Anyway, it’s nearly impossible for a publication to keep its travel ethics completely pristine. A number of magazines don’t allow free trips, but they do accept special “editorial rates” that can amount to the price of a continental breakfast. And while a few publications do insist on paying full fare, it’s difficult to stay out of vexed ethical territory. Consider, for example, the issue of upgrades. Like most frequent travelers, when I’m on the road, I always check for any special low rates and inquire about the possibility of a free upgrade (and I’m not above mentioning the name of my brother-in-law, the airline exec). If a travel writer does the same thing, is that a normal guest request, or a blatant bid for special treatment?

Personally, I don’t mind reading magazine stories that bear some of the tell-tale signs of junket travel (such as a reference to “our gracious host, the hotel manager,” or a paragraph beginning, “As our United Airlines 747 raced with the sun towards the rosy western sky”) – at least not if the article describes a mid-price destination I can afford and might enjoy. That beats some of those lofty newspaper travel sections that refuse all freebies but won’t pay the travel expenses of contributing freelance writers. So we end up being treated to tales of impecunious post-grads backpacking from hostel to hostel, or the effusive travel journals of suburban orthodontists’ wives.
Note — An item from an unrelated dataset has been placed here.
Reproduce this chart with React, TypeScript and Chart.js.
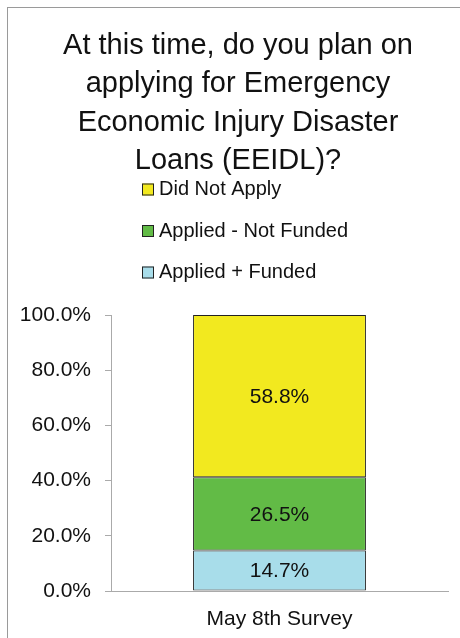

Yet, even though I can’t rev up much moral outrage over the press junket phenomenon, I don’t think I’ll be taking any more FAM trips any time soon. I can’t shake the queasy feeling that my generous hotel hosts might believe they’re buying my honor for the price of an otherwise empty villa and a few highly garnished plates of sea bass. I also think we owe our readers the unfeigned enthusiasm for new experiences and exotic locales that we, like them, can achieve only when we get out on the road and fend for ourselves. And, squeamishly, I think we owe them a line somewhere in the piece that explains precisely who was paying for the elephant ride – a line my editors swiftly deleted when I turned in my own Bali memoir.